Problem: All of the material below is to be returned exactly.

Extracted material:
— START —
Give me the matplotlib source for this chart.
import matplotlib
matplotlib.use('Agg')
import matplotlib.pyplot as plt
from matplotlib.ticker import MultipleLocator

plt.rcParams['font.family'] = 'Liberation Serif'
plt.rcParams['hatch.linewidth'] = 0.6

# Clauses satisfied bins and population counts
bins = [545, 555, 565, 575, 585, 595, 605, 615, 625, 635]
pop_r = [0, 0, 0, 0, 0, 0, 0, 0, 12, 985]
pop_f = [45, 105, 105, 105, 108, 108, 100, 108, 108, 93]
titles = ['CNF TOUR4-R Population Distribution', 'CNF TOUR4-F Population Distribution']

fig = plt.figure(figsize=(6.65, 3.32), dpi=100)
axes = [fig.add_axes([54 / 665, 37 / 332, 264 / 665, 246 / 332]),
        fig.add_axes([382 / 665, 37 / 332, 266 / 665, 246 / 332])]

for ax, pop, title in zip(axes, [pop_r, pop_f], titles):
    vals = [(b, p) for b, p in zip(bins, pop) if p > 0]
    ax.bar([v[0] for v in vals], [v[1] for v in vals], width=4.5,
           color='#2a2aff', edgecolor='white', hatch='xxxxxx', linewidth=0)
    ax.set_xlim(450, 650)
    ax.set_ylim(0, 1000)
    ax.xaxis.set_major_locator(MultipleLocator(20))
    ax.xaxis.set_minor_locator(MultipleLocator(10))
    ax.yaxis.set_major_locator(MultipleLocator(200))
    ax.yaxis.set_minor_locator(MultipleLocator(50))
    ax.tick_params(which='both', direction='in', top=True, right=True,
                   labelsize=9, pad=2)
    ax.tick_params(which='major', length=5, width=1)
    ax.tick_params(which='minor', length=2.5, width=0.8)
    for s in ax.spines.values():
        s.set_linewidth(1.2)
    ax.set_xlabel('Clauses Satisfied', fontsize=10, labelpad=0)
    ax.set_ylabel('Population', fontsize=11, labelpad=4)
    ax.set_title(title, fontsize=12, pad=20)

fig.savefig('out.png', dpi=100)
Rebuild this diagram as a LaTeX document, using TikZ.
— END —
Worked answer:
Give me the matplotlib source for this chart.
import matplotlib
matplotlib.use('Agg')
import matplotlib.pyplot as plt
from matplotlib.ticker import MultipleLocator

plt.rcParams['font.family'] = 'Liberation Serif'
plt.rcParams['hatch.linewidth'] = 0.6

# Clauses satisfied bins and population counts
bins = [545, 555, 565, 575, 585, 595, 605, 615, 625, 635]
pop_r = [0, 0, 0, 0, 0, 0, 0, 0, 12, 985]
pop_f = [45, 105, 105, 105, 108, 108, 100, 108, 108, 93]
titles = ['CNF TOUR4-R Population Distribution', 'CNF TOUR4-F Population Distribution']

fig = plt.figure(figsize=(6.65, 3.32), dpi=100)
axes = [fig.add_axes([54 / 665, 37 / 332, 264 / 665, 246 / 332]),
        fig.add_axes([382 / 665, 37 / 332, 266 / 665, 246 / 332])]

for ax, pop, title in zip(axes, [pop_r, pop_f], titles):
    vals = [(b, p) for b, p in zip(bins, pop) if p > 0]
    ax.bar([v[0] for v in vals], [v[1] for v in vals], width=4.5,
           color='#2a2aff', edgecolor='white', hatch='xxxxxx', linewidth=0)
    ax.set_xlim(450, 650)
    ax.set_ylim(0, 1000)
    ax.xaxis.set_major_locator(MultipleLocator(20))
    ax.xaxis.set_minor_locator(MultipleLocator(10))
    ax.yaxis.set_major_locator(MultipleLocator(200))
    ax.yaxis.set_minor_locator(MultipleLocator(50))
    ax.tick_params(which='both', direction='in', top=True, right=True,
                   labelsize=9, pad=2)
    ax.tick_params(which='major', length=5, width=1)
    ax.tick_params(which='minor', length=2.5, width=0.8)
    for s in ax.spines.values():
        s.set_linewidth(1.2)
    ax.set_xlabel('Clauses Satisfied', fontsize=10, labelpad=0)
    ax.set_ylabel('Population', fontsize=11, labelpad=4)
    ax.set_title(title, fontsize=12, pad=20)

fig.savefig('out.png', dpi=100)
Rebuild this diagram as a LaTeX document, using TikZ.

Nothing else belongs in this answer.